No quasistable scalaron lump forms after $R^2$ inflation

In the Einstein frame picture of Starobinky’s $R^2$ inflation model, cosmic inflation is driven by a slowly rolling inflaton field, called a scalaron, and followed by a coherently oscillating scalaron phase. Since the scalaron oscillates excessively many times in its potential, which has a quadratic minimum and is a little shallower than quadratic on the positive side, it may fragment into long-living localized objects, called oscillons or I balls, due to nonlinear growth of fluctuations before reheating of the Universe.

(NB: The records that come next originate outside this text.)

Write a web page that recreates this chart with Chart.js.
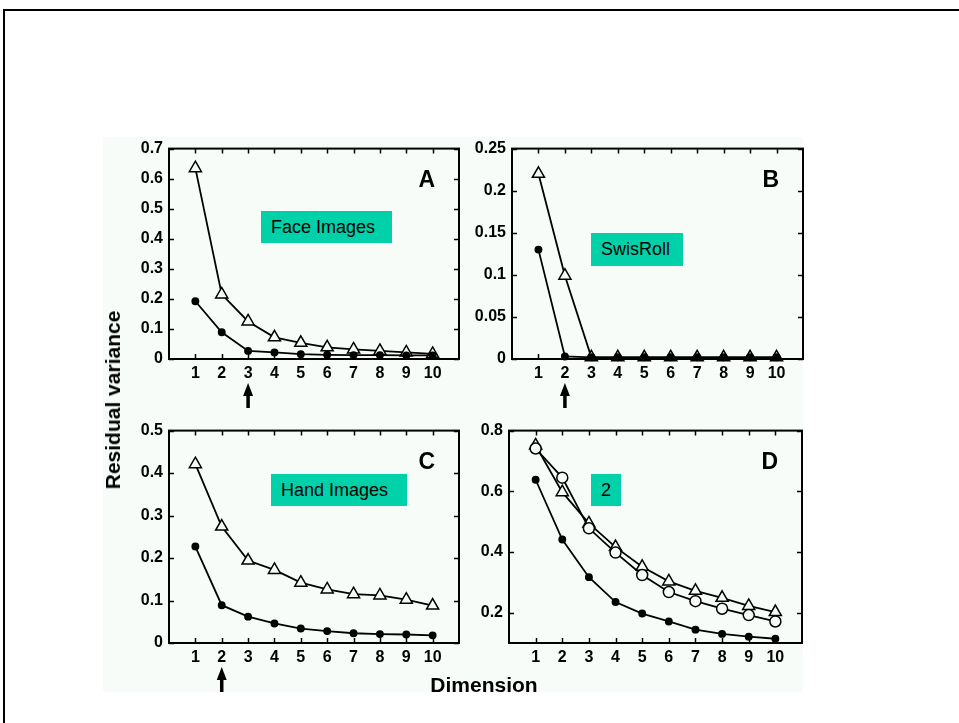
<!DOCTYPE html>
<html lang="en">
<head>
  <meta charset="UTF-8">
  <title>Residual variance vs dimension</title>
  <script src="https://cdn.jsdelivr.net/npm/chart.js"></script>
  <style>
    body { margin: 0; background: #fff; width: 959px; height: 723px; position: relative; overflow: hidden;
           font-family: "Liberation Sans", Arial, sans-serif; }
    .frame { position: absolute; left: 3px; top: 9px; width: 2000px; height: 2000px; border: 2px solid #000; }
    .paper { position: absolute; left: 103px; top: 137px; width: 700px; height: 555px; background: #f7fcf9; }
    .panel { position: absolute; }
    .tag { position: absolute; background: #00d1a9; color: #000; font-size: 18px;
           line-height: 32px; padding-left: 10px; box-sizing: border-box; white-space: nowrap; }
    .ytitle { position: absolute; left: 113px; top: 400px; font-weight: bold; font-size: 21px;
              transform: translate(-50%, -50%) rotate(-90deg); white-space: nowrap; }
    .xtitle { position: absolute; left: 484px; top: 685px; font-weight: bold; font-size: 21px;
              transform: translate(-50%, -50%); white-space: nowrap; }
  </style>
</head>
<body>
<div class="frame"></div>
<div class="paper"></div>
<canvas class="panel" id="panelA"></canvas>
<canvas class="panel" id="panelB"></canvas>
<canvas class="panel" id="panelC"></canvas>
<canvas class="panel" id="panelD"></canvas>
<div class="tag" style="left:261px;top:211px;width:131px;height:32px;">Face Images</div>
<div class="tag" style="left:591px;top:233px;width:92px;height:33px;">SwisRoll</div>
<div class="tag" style="left:271px;top:474px;width:136px;height:32px;">Hand Images</div>
<div class="tag" style="left:591px;top:474px;width:30px;height:32px;">2</div>
<div class="ytitle">Residual variance</div>
<div class="xtitle">Dimension</div>
<script>
  // dimension (x) and the residual variance curves
  const dims = [1, 2, 3, 4, 5, 6, 7, 8, 9, 10];

  const facePca    = [0.635, 0.215, 0.125, 0.072, 0.054, 0.039, 0.032, 0.027, 0.022, 0.017];
  const faceIsomap = [0.192, 0.089, 0.027, 0.022, 0.016, 0.014, 0.013, 0.013, 0.012, 0.012];

  const swissPca    = [0.220, 0.099, 0.002, 0.002, 0.002, 0.002, 0.002, 0.002, 0.002, 0.002];
  const swissIsomap = [0.130, 0.003, 0.002, 0.002, 0.002, 0.002, 0.002, 0.002, 0.002, 0.002];

  const handPca    = [0.421, 0.274, 0.194, 0.172, 0.142, 0.126, 0.115, 0.112, 0.102, 0.088];
  const handIsomap = [0.227, 0.089, 0.062, 0.046, 0.034, 0.028, 0.023, 0.021, 0.020, 0.018];

  const digitPca    = [0.751, 0.597, 0.494, 0.416, 0.351, 0.303, 0.272, 0.249, 0.222, 0.202];
  const digitMds    = [0.741, 0.645, 0.478, 0.398, 0.324, 0.268, 0.238, 0.213, 0.192, 0.171];
  const digitIsomap = [0.638, 0.441, 0.317, 0.235, 0.197, 0.171, 0.144, 0.130, 0.121, 0.114];

  // y tick labels per panel
  const yTicksA = [0, 0.1, 0.2, 0.3, 0.4, 0.5, 0.6, 0.7];
  const yTicksB = [0, 0.05, 0.1, 0.15, 0.2, 0.25];
  const yTicksC = [0, 0.1, 0.2, 0.3, 0.4, 0.5];
  const yTicksD = [0.2, 0.4, 0.6, 0.8];

  const paperColor = '#f7fcf9';
  const tickFont = { family: '"Liberation Sans", Arial, sans-serif', size: 16, weight: 'bold' };

  // box, inward ticks, panel letter and the arrow under the chosen dimension
  const panelDecor = {
    id: 'panelDecor',
    afterDraw(chart, args, opts) {
      const ctx = chart.ctx;
      const a = chart.chartArea;
      const xs = chart.scales.x, ys = chart.scales.y;
      ctx.save();
      ctx.strokeStyle = '#000';
      ctx.lineWidth = 2;
      ctx.strokeRect(a.left, a.top, a.right - a.left, a.bottom - a.top);
      ctx.lineWidth = 1.5;
      ctx.beginPath();
      xs.ticks.forEach(t => {
        const px = Math.round(xs.getPixelForValue(t.value)) + 0.5;
        ctx.moveTo(px, a.bottom); ctx.lineTo(px, a.bottom - 5);
        ctx.moveTo(px, a.top); ctx.lineTo(px, a.top + 5);
      });
      ys.ticks.forEach(t => {
        const py = Math.round(ys.getPixelForValue(t.value)) + 0.5;
        ctx.moveTo(a.left, py); ctx.lineTo(a.left + 5, py);
        ctx.moveTo(a.right, py); ctx.lineTo(a.right - 5, py);
      });
      ctx.stroke();

      ctx.fillStyle = '#000';
      ctx.font = 'bold 23px "Liberation Sans", Arial, sans-serif';
      ctx.textAlign = 'right';
      ctx.textBaseline = 'middle';
      ctx.fillText(opts.letter, a.right - 24, a.top + 32);

      if (opts.arrowAt) {
        const ax = xs.getPixelForValue(opts.arrowAt);
        const top = a.bottom + 24;
        ctx.beginPath();
        ctx.moveTo(ax, top);
        ctx.lineTo(ax - 5, top + 13);
        ctx.lineTo(ax + 5, top + 13);
        ctx.closePath();
        ctx.fill();
        ctx.fillRect(ax - 1.75, top + 10, 3.5, 15);
      }
      ctx.restore();
    }
  };

  function series(values, style) {
    const open = style !== 'dot';
    return {
      data: dims.map((d, i) => ({ x: d, y: values[i] })),
      borderColor: '#000',
      borderWidth: 1.8,
      pointStyle: style === 'dot' ? 'circle' : style,
      pointRadius: style === 'triangle' ? 7 : (style === 'circle' ? 5.5 : 3.2),
      pointBorderWidth: 1.5,
      pointBorderColor: '#000',
      pointBackgroundColor: open ? paperColor : '#000',
      tension: 0,
      clip: false
    };
  }

  function makePanel(id, box, yMin, yMax, yTicks, datasets, letter, arrowAt) {
    const canvas = document.getElementById(id);
    const padTop = 10, padRight = 10, yWidth = 66, xHeight = 52;
    canvas.style.left = (box.left - yWidth) + 'px';
    canvas.style.top = (box.top - padTop) + 'px';
    canvas.width = box.right - box.left + yWidth + padRight;
    canvas.height = box.bottom - box.top + padTop + xHeight;

    new Chart(canvas.getContext('2d'), {
      type: 'line',
      data: { datasets: datasets },
      options: {
        responsive: false,
        animation: false,
        layout: { padding: { top: padTop, right: padRight, left: 0, bottom: 0 } },
        plugins: { legend: { display: false }, tooltip: { enabled: false }, panelDecor: { letter: letter, arrowAt: arrowAt } },
        scales: {
          x: {
            type: 'linear', min: 0, max: 11,
            afterBuildTicks: s => { s.ticks = dims.map(v => ({ value: v })); },
            afterFit: s => { s.height = xHeight; },
            ticks: { color: '#000', font: tickFont, padding: 5, maxRotation: 0, autoSkip: false },
            grid: { display: false, drawTicks: false },
            border: { display: false }
          },
          y: {
            type: 'linear', min: yMin, max: yMax,
            afterBuildTicks: s => { s.ticks = yTicks.map(v => ({ value: v })); },
            afterFit: s => { s.width = yWidth; },
            ticks: { color: '#000', font: tickFont, padding: 6, callback: v => String(Math.round(v * 100) / 100) },
            grid: { display: false, drawTicks: false },
            border: { display: false }
          }
        }
      },
      plugins: [panelDecor]
    });
  }

  makePanel('panelA', { left: 169, top: 143, right: 459, bottom: 359 }, 0, 0.7, yTicksA,
    [series(faceIsomap, 'dot'), series(facePca, 'triangle')], 'A', 3);
  makePanel('panelB', { left: 512, top: 143, right: 803, bottom: 359 }, 0, 0.25, yTicksB,
    [series(swissIsomap, 'dot'), series(swissPca, 'triangle')], 'B', 2);
  makePanel('panelC', { left: 169, top: 425, right: 459, bottom: 643 }, 0, 0.5, yTicksC,
    [series(handIsomap, 'dot'), series(handPca, 'triangle')], 'C', 2);
  makePanel('panelD', { left: 509, top: 425, right: 802, bottom: 643 }, 0.1, 0.8, yTicksD,
    [series(digitIsomap, 'dot'), series(digitMds, 'circle'), series(digitPca, 'triangle')], 'D', null);
</script>
</body>
</html>
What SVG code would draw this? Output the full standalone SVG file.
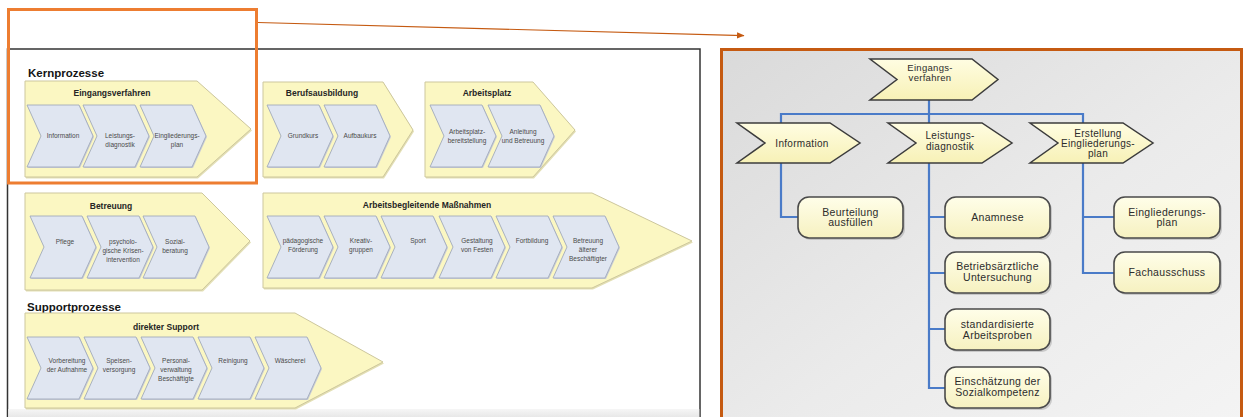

We show that, while parametric self-resonances amplify scalaron fluctuations in the Minkowski background, the growth cannot overcome the decay due to expansion in the Friedmann background after $R^2$ inflation. By taking into account the backreaction from the metric of spacetime, modes that are larger than a critical scale are indeed amplified and become nondecaying. However, those nondecaying modes are not growing enough to form spatially localized lumps of the scalaron. Thus, reheating processes are unaltered by oscillons/I balls, and they proceed through perturbative decay of the scalaron as studied in the original work.

Figure 1

Time evolution of the fluctuations from $t=0[1/M]$ for each initial amplitude of the background field $\mathrm{\Phi }/M_p=2,0.5,0.1,0.01$. Each line is the snapshot of the spectrum of the fluctuations at several times. The vertical axis $\delta {\varphi }_k$ is the Fourier mode of the fluctuation $\delta \varphi (x)$, and the horizontal axis $k$ is the corresponding momentum.

Figure 2

Instability modes of the broad resonance for $\alpha <1$ and initial amplitudes $\mathrm{\Phi }/M_p=2,1,0.5,0.1$. The vertical axis is the right-hand side of the resonance condition (51). The horizontal axis is the time variable, which is defined as $\theta \equiv Mt(\text{modulo}2\pi )$. The enhancement of the fluctuations occurs in the $k^2/M^2>0$ region.

Figure 3

Instability modes of the broad resonance for $\alpha >1$ and initial amplitudes $\mathrm{\Phi }/M_p=10,2,1$. The vertical axis is the right-hand side of the resonance condition (59). The horizontal axis is the time variable, which is defined as $\theta \equiv 2Mt(\text{modulo}2\pi )$. The enhancement of the fluctuations occurs in $k^2/M^2>0$ region.

Figure 4

Time evolution of the fluctuations from $t=0[1/M]$ to $t={10}^3[1/M]$ for $\mathrm{\Phi }/M_p=10$. Each line is the snapshot of the spectrum of the fluctuations at several times. The vertical axis $\delta {\varphi }_k$ is the Fourier mode of the fluctuation $\delta \varphi (x)$, and the horizontal axis $k$ is the corresponding momentum.

Figure 5

Time evolution of the background from $t={10}^{-1}[1/M]$ to $t={10}^4[1/M]$. The vertical axis ${\varphi }_{\text{bg}}={\varphi }_0$ is the amplitude of the background field, and the horizontal axis $t$ is cosmic time in units of $M^{-1}$.

Figure 6

Time evolution of the fluctuations from $t=0[1/M]$ to $t={10}^4[1/M]$. Each line is the snapshot of the spectrum of the fluctuations at $t=0,10,{10}^2,{10}^3,{10}^4[1/M]$. The vertical axis $\delta {\varphi }_k$ is the Fourier mode of the fluctuation $\delta \varphi (x)$, and the horizontal axis $k$ is the corresponding momentum.

Figure 7

Time evolution of the fluctuations from $t=0[1/M]$ to $t={10}^4[1/M]$ with the Mukhanov–Sasaki equation. Each line is the snapshot of the spectrum of the fluctuations at $t=0,10,{10}^2,{10}^3,{10}^4[1/M]$. The vertical axis $\delta {\varphi }_k$ is the Fourier mode of the fluctuation $\delta \varphi (x)$, and the horizontal axis $k$ is the corresponding momentum.

Figure 8

Time evolution of $n_k$ from $t=0[1/M]$ to $t={10}^4[1/M]$. Each line is the snapshot of the spectrum of $n_k$ at $t=0,10,{10}^2,{10}^3,{10}^4[1/M]$. The horizontal axis $k$ is the comoving momentum corresponding to each $n_k$.